05-31-2009, 01:35 PM
Guys, with all due respect, given that the manual actually recommends a wide range of acceptable oil viscosities (and remember that the manual was written before synthetics became commonplace), and that any well-cared for engine can easily last upwards of 150K miles using any oil that falls anywhere within the recommended ranges, aren't statements like "I've always used [fill in the blank] weight oil, and haven't had any issues" a little silly? In other words, to really determine if the weight (and brand) of oil in any given engine is using is "good" or "bad", you'd have to either perform some sort of highly destructive accelerated wear test, or drive it at least 150K miles, tear it apart, and very carefully check all of the clearances. And you'd have to do this to several different engines, all using different weights (and brands?) of oil, making sure that each of the engines are driven as close to identically as possible over the term of the test.

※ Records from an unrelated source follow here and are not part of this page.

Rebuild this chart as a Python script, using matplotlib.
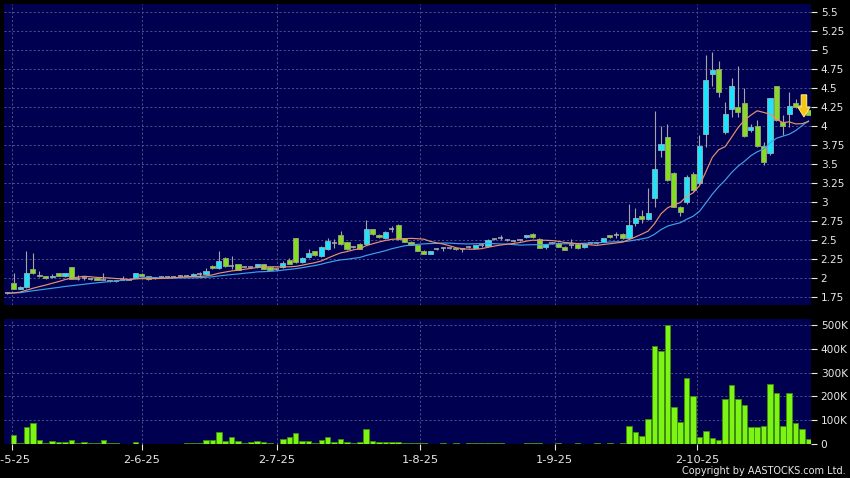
import numpy as np
import pandas as pd
import matplotlib
matplotlib.use("Agg")
import matplotlib.pyplot as plt
from matplotlib.patches import FancyArrow

# ---------------- data ----------------
opens = [1.80, 1.94, 1.86, 1.88, 2.115, 2.04, 2.02, 2.01, 2.06, 2.02,
         2.14, 1.99, 2.00, 1.99, 2.00, 1.98, 1.97, 1.96, 1.98, 1.98,
         2.00, 2.05, 2.02, 2.00, 2.01, 2.01, 2.01, 2.03, 2.03, 2.03,
         2.05, 2.05, 2.16, 2.13, 2.26, 2.16, 2.18, 2.15, 2.14, 2.14,
         2.18, 2.14, 2.12, 2.15, 2.24, 2.52, 2.21, 2.27, 2.35, 2.29,
         2.38, 2.46, 2.57, 2.47, 2.41, 2.45, 2.45, 2.64, 2.57, 2.52,
         2.64, 2.70, 2.52, 2.48, 2.43, 2.36, 2.32, 2.38, 2.39, 2.39,
         2.39, 2.38, 2.41, 2.40, 2.43, 2.42, 2.51, 2.52, 2.50, 2.49,
         2.50, 2.535, 2.58, 2.51, 2.41, 2.46, 2.46, 2.41, 2.44, 2.447,
         2.41, 2.465, 2.465, 2.48, 2.56, 2.565, 2.58, 2.52, 2.73, 2.816,
         2.77, 3.05, 3.68, 3.85, 3.38, 2.93, 3.00, 3.37, 3.25, 3.90,
         4.69, 4.75, 3.925, 4.22, 4.25, 4.30, 3.95, 4.00, 3.74, 3.65,
         4.52, 4.05, 4.16, 4.30, 4.27, 4.21]
highs = [1.82, 2.07, 1.89, 2.36, 2.33, 2.09, 2.03, 2.05, 2.07, 2.06,
         2.14, 2.04, 2.03, 2.00, 2.01, 2.07, 1.98, 1.97, 2.02, 1.99,
         2.07, 2.06, 2.03, 2.01, 2.02, 2.02, 2.02, 2.04, 2.04, 2.07,
         2.08, 2.13, 2.17, 2.36, 2.27, 2.29, 2.19, 2.16, 2.15, 2.19,
         2.19, 2.15, 2.13, 2.23, 2.26, 2.52, 2.27, 2.38, 2.36, 2.42,
         2.52, 2.51, 2.62, 2.48, 2.42, 2.46, 2.76, 2.65, 2.58, 2.62,
         2.68, 2.71, 2.53, 2.49, 2.44, 2.37, 2.36, 2.39, 2.41, 2.40,
         2.40, 2.39, 2.42, 2.44, 2.46, 2.51, 2.52, 2.56, 2.51, 2.50,
         2.51, 2.57, 2.59, 2.52, 2.45, 2.47, 2.47, 2.42, 2.51, 2.46,
         2.45, 2.48, 2.48, 2.53, 2.57, 2.60, 2.59, 2.97, 2.92, 2.90,
         3.19, 4.20, 4.00, 4.03, 3.40, 2.95, 3.35, 3.40, 3.88, 4.93,
         4.98, 4.86, 4.32, 4.63, 4.79, 4.50, 4.02, 4.08, 3.79, 4.37,
         4.53, 4.15, 4.45, 4.36, 4.30, 4.24]
lows = [1.79, 1.85, 1.85, 1.87, 2.05, 2.01, 1.99, 2.00, 2.02, 2.01,
        1.99, 1.98, 1.97, 1.98, 1.98, 1.97, 1.95, 1.95, 1.97, 1.97,
        2.00, 2.02, 1.98, 1.99, 2.00, 2.00, 2.00, 2.02, 2.02, 2.02,
        2.01, 2.04, 2.12, 2.12, 2.15, 2.12, 2.11, 2.14, 2.13, 2.13,
        2.12, 2.11, 2.11, 2.13, 2.18, 2.20, 2.20, 2.26, 2.29, 2.28,
        2.37, 2.40, 2.44, 2.37, 2.40, 2.38, 2.44, 2.57, 2.53, 2.51,
        2.60, 2.50, 2.47, 2.43, 2.36, 2.31, 2.31, 2.37, 2.36, 2.38,
        2.37, 2.34, 2.40, 2.40, 2.41, 2.41, 2.50, 2.50, 2.49, 2.48,
        2.49, 2.53, 2.53, 2.40, 2.38, 2.45, 2.41, 2.37, 2.40, 2.38,
        2.40, 2.45, 2.45, 2.47, 2.53, 2.53, 2.51, 2.51, 2.68, 2.73,
        2.76, 2.93, 3.59, 3.28, 2.93, 2.82, 2.98, 3.15, 3.23, 3.73,
        4.52, 4.38, 3.90, 4.12, 4.12, 3.86, 3.92, 3.73, 3.49, 3.62,
        4.07, 3.88, 3.99, 4.24, 4.20, 4.14]
closes = [1.80, 1.86, 1.88, 2.06, 2.06, 2.02, 2.00, 2.03, 2.02, 2.06,
          1.99, 1.99, 2.00, 1.99, 1.98, 1.98, 1.96, 1.96, 1.98, 1.98,
          2.06, 2.03, 1.99, 2.00, 2.01, 2.01, 2.01, 2.03, 2.03, 2.05,
          2.05, 2.09, 2.13, 2.22, 2.16, 2.16, 2.11, 2.15, 2.14, 2.18,
          2.12, 2.11, 2.12, 2.20, 2.19, 2.21, 2.26, 2.33, 2.30, 2.41,
          2.49, 2.46, 2.45, 2.38, 2.41, 2.38, 2.64, 2.58, 2.54, 2.61,
          2.64, 2.51, 2.48, 2.43, 2.36, 2.32, 2.35, 2.38, 2.39, 2.39,
          2.38, 2.38, 2.41, 2.43, 2.43, 2.50, 2.51, 2.52, 2.50, 2.49,
          2.50, 2.565, 2.535, 2.40, 2.445, 2.46, 2.41, 2.37, 2.44, 2.39,
          2.447, 2.465, 2.465, 2.52, 2.54, 2.565, 2.52, 2.70, 2.785, 2.772,
          2.85, 3.44, 3.76, 3.29, 2.94, 2.87, 3.33, 3.16, 3.74, 4.60,
          4.74, 4.45, 4.16, 4.52, 4.19, 3.87, 3.99, 3.74, 3.53, 4.365,
          4.08, 4.00, 4.26, 4.25, 4.22, 4.15]
volumes_k = [2, 39, 3, 72, 89, 18, 6, 13, 8, 10,
             17, 6, 7, 4, 4, 17, 3, 3, 2, 1,
             10, 2, 1, 1, 1, 1, 2, 2, 4, 4,
             3, 15, 15, 52, 14, 28, 11, 4, 8, 13,
             7, 6, 1, 22, 31, 46, 11, 14, 6, 15,
             30, 10, 21, 8, 4, 7, 65, 11, 8, 7,
             8, 8, 4, 3, 6, 3, 2, 2, 3, 2,
             3, 2, 3, 4, 3, 5, 3, 4, 2, 2,
             2, 4, 3, 3, 2, 2, 3, 2, 2, 3,
             2, 2, 3, 2, 3, 2, 3, 77, 49, 35,
             106, 411, 390, 500, 155, 92, 277, 200, 28, 56,
             25, 18, 187, 246, 190, 162, 73, 70, 77, 251,
             214, 77, 215, 87, 63, 21]
# closes before the visible window (seed the moving averages)
prior_closes = [1.79, 1.80, 1.80, 1.81, 1.80, 1.79, 1.80, 1.80, 1.81, 1.80,
                1.80, 1.79, 1.80, 1.81, 1.80, 1.80, 1.79, 1.80, 1.80]

date_labels = ["2-5-25", "2-6-25", "2-7-25", "1-8-25", "1-9-25", "2-10-25"]
date_pos = [0.75, 21.0, 42.1, 64.4, 85.4, 107.6]
price_ticks = [1.75, 2.0, 2.25, 2.5, 2.75, 3.0, 3.25, 3.5, 3.75, 4.0,
               4.25, 4.5, 4.75, 5.0, 5.25, 5.5]
price_labels = ["1.75", "2", "2.25", "2.5", "2.75", "3", "3.25", "3.5",
                "3.75", "4", "4.25", "4.5", "4.75", "5", "5.25", "5.5"]
vol_ticks = [0, 100, 200, 300, 400, 500]
vol_labels = ["0", "100K", "200K", "300K", "400K", "500K"]

# ---------------- styling ----------------
BG = "#000050"
GRID = "#5a5a92"
TXT = "#e8e8e8"
CYAN = "#1ee4fb"
LIME = "#84dc24"
WICK = "#a4a4a4"
VOL = "#7cf414"
VOL_EDGE = "#3f8f06"
MA10_C = "#e8926c"
MA20_C = "#3fa2e8"
FS_Y = 7.6
FS_X = 8.2
FS_C = 7.0

O = np.array(opens); H = np.array(highs); L = np.array(lows); C = np.array(closes)
V = np.array(volumes_k)
n = len(C)
idx = np.arange(n)

allc = pd.Series(prior_closes + closes)
ma10 = allc.rolling(10).mean().values[len(prior_closes):]
ma20 = allc.rolling(20).mean().values[len(prior_closes):]

W, Hpx = 850, 478
fig = plt.figure(figsize=(W / 100, Hpx / 100), dpi=100, facecolor="black")
ax1 = fig.add_axes([4 / W, 1 - 305 / Hpx, 807 / W, 301 / Hpx])
ax2 = fig.add_axes([4 / W, 1 - 444 / Hpx, 807 / W, 125 / Hpx], sharex=ax1)

xlim = (-0.51, 125.4)
for ax in (ax1, ax2):
    ax.set_facecolor(BG)
    for s in ax.spines.values():
        s.set_visible(False)
    ax.yaxis.tick_right()
    ax.tick_params(axis="y", colors=TXT, labelcolor=TXT, labelsize=FS_Y,
                   length=4, width=0.8, pad=3, direction="out")
    for gp in date_pos:
        ax.axvline(gp, color=GRID, lw=0.6, ls=(0, (2.5, 2.5)), zorder=0)

# ---- price panel ----
ax1.set_ylim(1.645, 5.605)
ax1.set_yticks(price_ticks)
ax1.set_yticklabels(price_labels)
ax1.yaxis.grid(True, color=GRID, lw=0.6, ls=(0, (2.5, 2.5)))
ax1.set_axisbelow(True)
ax1.tick_params(axis="x", length=0, labelbottom=False)

ax1.vlines(idx, L, H, color=WICK, lw=0.8, zorder=2)
up = C > O + 1e-9
dn = C < O - 1e-9
flat = ~(up | dn)
bw = 0.8
ax1.bar(idx[up], (C - O)[up], bottom=O[up], width=bw, color=CYAN,
        edgecolor="#8cb4bc", linewidth=0.6, zorder=3)
ax1.bar(idx[dn], (O - C)[dn], bottom=C[dn], width=bw, color=LIME,
        edgecolor="#9aa37a", linewidth=0.6, zorder=3)
ax1.hlines(C[flat], idx[flat] - bw / 2, idx[flat] + bw / 2, color=WICK,
           lw=1.2, zorder=3)

ax1.plot(idx, ma20, color=MA20_C, lw=0.85, zorder=4)
ax1.plot(idx, ma10, color=MA10_C, lw=0.85, zorder=4)

# last-price marker arrow, placed from the last candle
ax_x = idx[-1] - 0.7
tip = C[-1] - 0.03
top = tip + 0.29
ax1.add_patch(FancyArrow(ax_x, top, 0, tip - top, width=0.85, head_width=1.9,
                         head_length=0.13, length_includes_head=True,
                         facecolor="#f6c414", edgecolor="#ffe47c",
                         linewidth=0.8, zorder=6))

# ---- volume panel ----
ax2.set_ylim(0, 525)
ax2.set_yticks(vol_ticks)
ax2.set_yticklabels(vol_labels)
ax2.yaxis.grid(True, color=GRID, lw=0.6, ls=(0, (2.5, 2.5)))
ax2.set_axisbelow(True)
ax2.bar(idx, V, width=0.86, color=VOL, edgecolor=VOL_EDGE, linewidth=0.6,
        zorder=3)
ax2.set_xticks(date_pos)
ax2.set_xticklabels(date_labels)
ax2.tick_params(axis="x", colors=TXT, labelcolor=TXT, labelsize=FS_X,
                length=4, width=0.8, pad=4, direction="out")
ax2.set_xlim(*xlim)
ax1.set_xlim(*xlim)

fig.text(846 / W, 1 - 471 / Hpx, "Copyright by AASTOCKS.com Ltd.",
         color=TXT, fontsize=FS_C, ha="right", va="center")

fig.savefig("out.png", dpi=100, facecolor="black")
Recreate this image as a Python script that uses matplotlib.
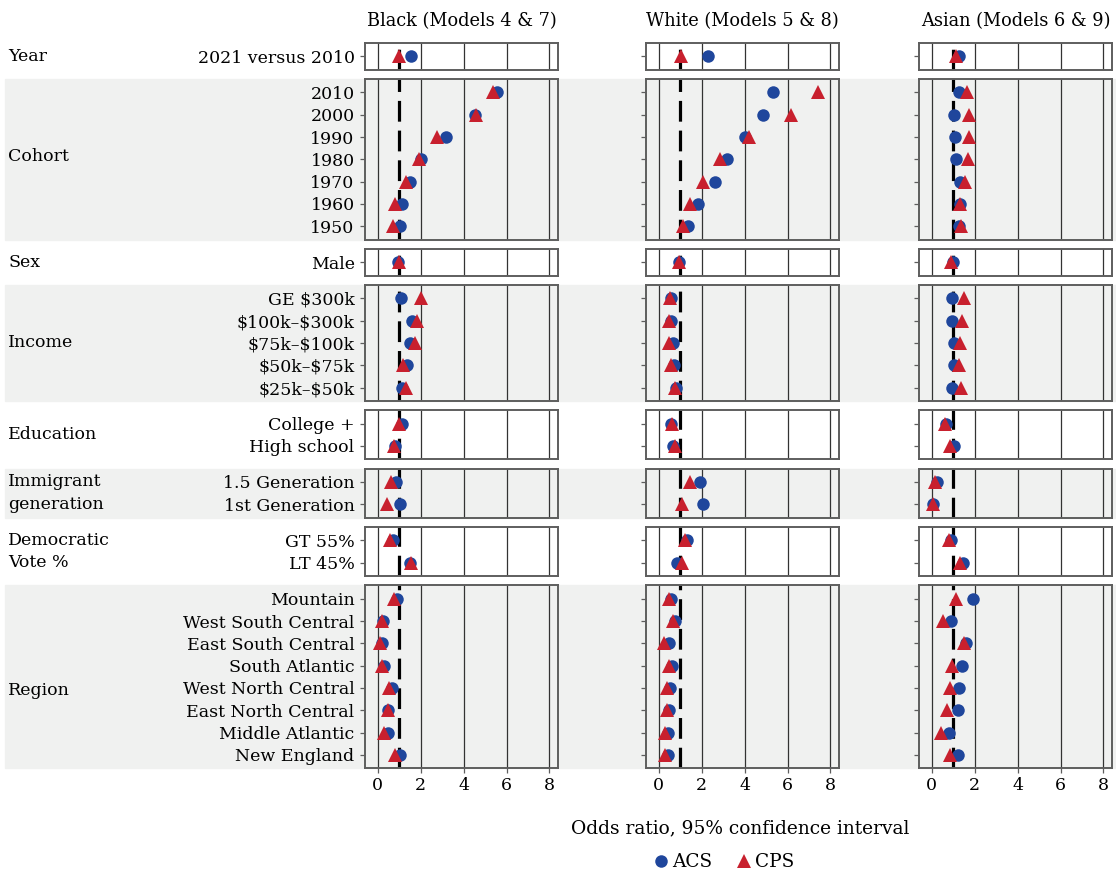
import matplotlib.pyplot as plt
from matplotlib.lines import Line2D
from matplotlib.patches import Rectangle

plt.rcParams['font.family'] = ['DejaVu Serif']
plt.rcParams['font.size'] = 12.5

W, H = 1116, 875

# row layout, top to bottom
groups = ['Year', 'Cohort', 'Sex', 'Income', 'Education',
          'Immigrant\ngeneration', 'Democratic\nVote %', 'Region']
group_sizes = [1, 7, 1, 5, 2, 2, 2, 8]
row_labels = ['2021 versus 2010',
              '2010', '2000', '1990', '1980', '1970', '1960', '1950',
              'Male',
              r'GE \$300k', r'\$100k–\$300k', r'\$75k–\$100k', r'\$50k–\$75k', r'\$25k–\$50k',
              'College +', 'High school',
              '1.5 Generation', '1st Generation',
              'GT 55%', 'LT 45%',
              'Mountain', 'West South Central', 'East South Central', 'South Atlantic',
              'West North Central', 'East North Central', 'Middle Atlantic', 'New England']

titles = ['Black (Models 4 & 7)', 'White (Models 5 & 8)', 'Asian (Models 6 & 9)']

# odds ratios, same order as row_labels
black_acs = [1.55, 5.55, 4.53, 3.20, 2.03, 1.50, 1.14, 1.05, 0.94,
             1.08, 1.61, 1.52, 1.36, 1.11, 1.13, 0.81, 0.86, 1.05, 0.70, 1.52,
             0.91, 0.23, 0.17, 0.27, 0.66, 0.48, 0.48, 1.05]
black_cps = [0.98, 5.39, 4.56, 2.77, 1.92, 1.33, 0.81, 0.70, 0.97,
             2.03, 1.83, 1.73, 1.17, 1.30, 0.98, 0.75, 0.59, 0.44, 0.55, 1.53,
             0.73, 0.17, 0.08, 0.20, 0.52, 0.48, 0.28, 0.80]
white_acs = [2.27, 5.31, 4.84, 4.00, 3.17, 2.64, 1.84, 1.38, 0.95,
             0.55, 0.56, 0.64, 0.69, 0.81, 0.55, 0.67, 1.92, 2.08, 1.31, 0.86,
             0.58, 0.73, 0.45, 0.61, 0.52, 0.45, 0.42, 0.42]
white_cps = [1.02, 7.44, 6.17, 4.22, 2.83, 2.06, 1.45, 1.14, 0.95,
             0.52, 0.48, 0.48, 0.56, 0.73, 0.63, 0.73, 1.45, 1.08, 1.23, 1.06,
             0.45, 0.67, 0.23, 0.45, 0.39, 0.36, 0.27, 0.27]
asian_acs = [1.27, 1.27, 1.02, 1.08, 1.14, 1.33, 1.30, 1.25, 0.98,
             0.92, 0.92, 1.02, 1.02, 0.95, 0.67, 1.05, 0.22, 0.06, 0.91, 1.45,
             1.92, 0.89, 1.59, 1.41, 1.27, 1.22, 0.80, 1.22]
asian_cps = [1.11, 1.64, 1.73, 1.72, 1.67, 1.55, 1.33, 1.36, 0.89,
             1.52, 1.41, 1.30, 1.25, 1.36, 0.63, 0.83, 0.16, 0.03, 0.80, 1.30,
             1.14, 0.50, 1.48, 0.95, 0.86, 0.70, 0.42, 0.83]

series = [(black_acs, black_cps), (white_acs, white_cps), (asian_acs, asian_cps)]
xticks = [0, 2, 4, 6, 8]

ACS_COL = '#1f469c'
CPS_COL = '#c8202e'
SHADE = '#f0f1f0'

fig = plt.figure(figsize=(W / 100, H / 100), dpi=100)

col_left = [365, 646, 919]
col_w = 193
top = 43
unit = 22.3
gap = 9.3
# vertical nudge (px) for a few group names
label_nudge = {'Cohort': -3, 'Region': 14}


def fx(px):
    return px / W


def fy(py):
    return 1 - py / H


y0 = top
start = 0
for g, (name, n) in enumerate(zip(groups, group_sizes)):
    h = (n + 0.2) * unit
    shaded = g % 2 == 1
    if shaded:
        fig.patches.append(Rectangle((fx(5), fy(y0 + h)), 1 - fx(5), h / H,
                                     transform=fig.transFigure, color=SHADE,
                                     zorder=-10))
    fig.text(fx(8), fy(y0 + h / 2 + label_nudge.get(name, 0)), name,
             ha='left', va='center', linespacing=1.45)
    labels = row_labels[start:start + n]
    ypos = [n - i for i in range(n)]
    for c in range(3):
        ax = fig.add_axes([fx(col_left[c]), fy(y0 + h), col_w / W, h / H])
        ax.set_facecolor(SHADE if shaded else 'white')
        ax.set_xlim(-0.6, 8.4)
        ax.set_ylim(0.4, n + 0.6)
        for xv in xticks:
            ax.axvline(xv, color='#333333', lw=0.9, zorder=1)
        ax.axvline(1, color='black', lw=2.3, ls=(0, (6.5, 2.8)), zorder=2)
        acs, cps = series[c]
        ax.plot(acs[start:start + n], ypos, 'o', color=ACS_COL, ms=9,
                mew=0, zorder=3)
        ax.plot(cps[start:start + n], ypos, '^', color=CPS_COL, ms=10.5,
                mew=0, zorder=4)
        for sp in ax.spines.values():
            sp.set_color('#5e5e5e')
            sp.set_linewidth(1.4)
        ax.set_yticks(ypos)
        if c == 0:
            ax.set_yticklabels(labels)
        else:
            ax.set_yticklabels([])
        ax.tick_params(axis='y', length=3.5, width=0.9, color='#5e5e5e', pad=4)
        ax.set_xticks(xticks)
        if g == len(groups) - 1:
            ax.tick_params(axis='x', length=3.5, width=0.9, color='#5e5e5e',
                           pad=3)
        else:
            ax.tick_params(axis='x', length=0, labelbottom=False)
        if g == 0:
            ax.set_title(titles[c], pad=12, fontsize=12.8)
    y0 += h + gap
    start += n

fig.text(fx(740), fy(828), 'Odds ratio, 95% confidence interval',
         ha='center', va='center', fontsize=13.4)

handles = [Line2D([], [], ls='none', marker='o', color=ACS_COL, ms=9, mew=0),
           Line2D([], [], ls='none', marker='^', color=CPS_COL, ms=9.5, mew=0)]
fig.legend(handles, ['ACS', 'CPS'], loc='center', bbox_to_anchor=(fx(724), fy(862)),
           ncol=2, frameon=False, handlelength=0.8, handletextpad=0.2,
           columnspacing=1.3, fontsize=13.3)

fig.savefig('out.png', dpi=100)
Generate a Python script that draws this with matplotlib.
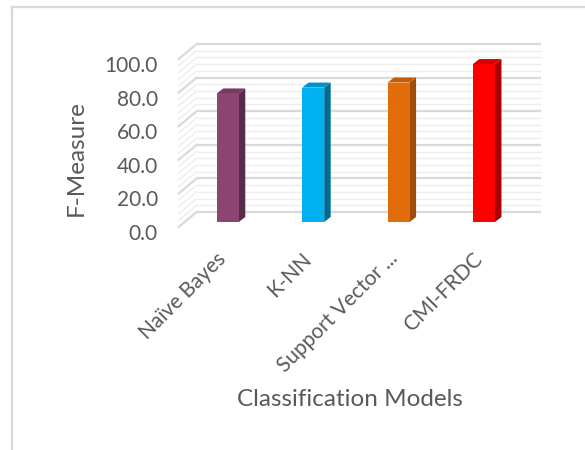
import matplotlib
matplotlib.use("Agg")
import matplotlib.pyplot as plt
from matplotlib.patches import Polygon
from matplotlib.lines import Line2D
import numpy as np

# ---- data -------------------------------------------------------------
categories = ["Naïve Bayes", "K-NN", "Support Vector ...", "CMI-FRDC"]
f_measure = [76.5, 80.0, 83.0, 94.0]
y_ticks = [0, 20, 40, 60, 80, 100]
y_tick_labels = ["0.0", "20.0", "40.0", "60.0", "80.0", "100.0"]

front_colors = ["#8C4572", "#00B0F0", "#E36C0A", "#FF0000"]
side_colors = ["#5A2A4A", "#006C94", "#9E4C07", "#A80000"]
top_colors = ["#763A60", "#0092C8", "#C45D08", "#D80000"]

TEXT = "#595959"
FONT = "Lato"

# ---- pseudo-3D geometry (in data units) -------------------------------
WALL_DX, WALL_DY = 0.21, 11.9      # depth of the back wall
BAR_DX, BAR_DY = 0.076, 3.0        # depth of each bar prism
BAR_W = 0.258
bar_shift_x, bar_shift_y = WALL_DX / 2, WALL_DY / 2   # bars sit mid-depth
label_shift_x = -0.03
XL, XR = -0.47, 3.56

fig = plt.figure(figsize=(5.85, 4.5), dpi=100)
ax = fig.add_axes([178.7 / 585, (450 - 232) / 450, 344.1 / 585, 168 / 450])
ax.set_xlim(XL, XR)
ax.set_ylim(0, 100)
for s in ax.spines.values():
    s.set_visible(False)

# back wall gridlines + side wall diagonals
for yv in range(0, 101, 4):
    major = yv % 20 == 0
    col = "#D9D9D9" if major else "#EDEDED"
    lw = 1.6 if major else 1.0
    ax.plot([XL + WALL_DX, XR + WALL_DX], [yv + WALL_DY, yv + WALL_DY],
            color=col, lw=lw, clip_on=False, zorder=1, solid_capstyle="butt")
    ax.plot([XL, XL + WALL_DX], [yv + 3.0, yv + WALL_DY],
            color=col, lw=lw, clip_on=False, zorder=1)

# bars
x = np.arange(len(categories))
for xi, v, fc, sc, tc in zip(x, f_measure, front_colors, side_colors, top_colors):
    cx = xi + bar_shift_x
    y0 = bar_shift_y
    left, right = cx - BAR_W / 2, cx + BAR_W / 2
    ax.add_patch(Polygon([(right, y0), (right, y0 + v),
                          (right + BAR_DX, y0 + v + BAR_DY),
                          (right + BAR_DX, y0 + BAR_DY)],
                         closed=True, facecolor=sc, edgecolor="none",
                         zorder=3, clip_on=False))
    ax.add_patch(Polygon([(left, y0 + v), (right, y0 + v),
                          (right + BAR_DX, y0 + v + BAR_DY),
                          (left + BAR_DX, y0 + v + BAR_DY)],
                         closed=True, facecolor=tc, edgecolor="none",
                         zorder=3, clip_on=False))
    ax.bar(cx, v, width=BAR_W, bottom=y0, color=fc, zorder=4, clip_on=False)

# axes text
ax.set_yticks(y_ticks)
ax.set_yticklabels(y_tick_labels, fontsize=15, color=TEXT, family=FONT)
ax.set_xticks(x + label_shift_x)
ax.set_xticklabels(categories, rotation=45, ha="right", va="top",
                   rotation_mode="anchor", fontsize=15, color=TEXT,
                   family=FONT)
ax.tick_params(axis="y", length=0, pad=15)
ax.tick_params(axis="x", length=0, pad=12)

ax.set_ylabel("F-Measure", fontsize=17.5, color=TEXT, family=FONT, va="center")
ax.yaxis.set_label_coords(-0.298, 0.44)
ax.set_xlabel("Classification Models", fontsize=17.5, color=TEXT, family=FONT,
              va="center")
ax.xaxis.set_label_coords(0.498, -1.0)

# chart-area frame
fig.add_artist(Line2D([12 / 585, 12 / 585], [0, (450 - 7) / 450],
                      transform=fig.transFigure, color="#D9D9D9", lw=1.6))
fig.add_artist(Line2D([12 / 585, 1], [(450 - 7) / 450, (450 - 7) / 450],
                      transform=fig.transFigure, color="#D9D9D9", lw=1.6))

fig.savefig("out.png", dpi=100)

In other words, you'd have to run a carefully controlled experiment over the course of many years, which is utterly impractical. This is why discussion of which is the "right" oil to use can get so passionate (check out www.bobistheoilguy.com to see what I mean) - because any claims, opinions, beliefs, etc., are virtually impossible to prove.
As long as you use a quality oil in the recommended range of viscosities, and change it and the filter at a reasonable interval (5-10K miles, depending on how you drive), you'll be fine. If you're trying to eek out the last horsepower or two in a racing application, then it's a different story, but for most typically-driven cars, sticking to a resonable regimen will reward you with a long engine life (unless a belt snaps - ouch!).
One last point - given the age of our engines, if you're really interested getting the maximum possible life out of your engine, I'd highly recommend doing an oil analysis. I had one done recently by Terrry Dyson (no affiliation), and was amazed at what I learned. My biggest issue is that too much unburnt is getting into my oil, compromising its effectiveness, so Terry recommended some correctivbe measures, the effectiveness of which I'll check with another analysis in 3000 miles. The analysis also showed that my air filter needed cleaning, there was some minor bearing wear (but not enough to warrant replacement yet - the fuel dilution is probably the culprit here), but that there is no water/antifreeze getting into my oil, and that the valvetrain, block, pistons, etc., are in very good shape. I wish I had done this when I got the car five years ago. Again, I would HIGHLY recommend anybody doing this - it could save you thousands of dollars in the long run. Plus, it provides actual data, rather than conjecture.
In other words, you'd have to run a carefully controlled experiment over the course of many years, which is utterly impractical. This is why discussion of which is the "right" oil to use can get so passionate (check out www.bobistheoilguy.com to see what I mean) - because any claims, opinions, beliefs, etc., are virtually impossible to prove.
As long as you use a quality oil in the recommended range of viscosities, and change it and the filter at a reasonable interval (5-10K miles, depending on how you drive), you'll be fine. If you're trying to eek out the last horsepower or two in a racing application, then it's a different story, but for most typically-driven cars, sticking to a resonable regimen will reward you with a long engine life (unless a belt snaps - ouch!).
One last point - given the age of our engines, if you're really interested getting the maximum possible life out of your engine, I'd highly recommend doing an oil analysis. I had one done recently by Terrry Dyson (no affiliation), and was amazed at what I learned. My biggest issue is that too much unburnt is getting into my oil, compromising its effectiveness, so Terry recommended some correctivbe measures, the effectiveness of which I'll check with another analysis in 3000 miles. The analysis also showed that my air filter needed cleaning, there was some minor bearing wear (but not enough to warrant replacement yet - the fuel dilution is probably the culprit here), but that there is no water/antifreeze getting into my oil, and that the valvetrain, block, pistons, etc., are in very good shape. I wish I had done this when I got the car five years ago. Again, I would HIGHLY recommend anybody doing this - it could save you thousands of dollars in the long run. Plus, it provides actual data, rather than conjecture.


This seems to be a set of conditions without a defined answer.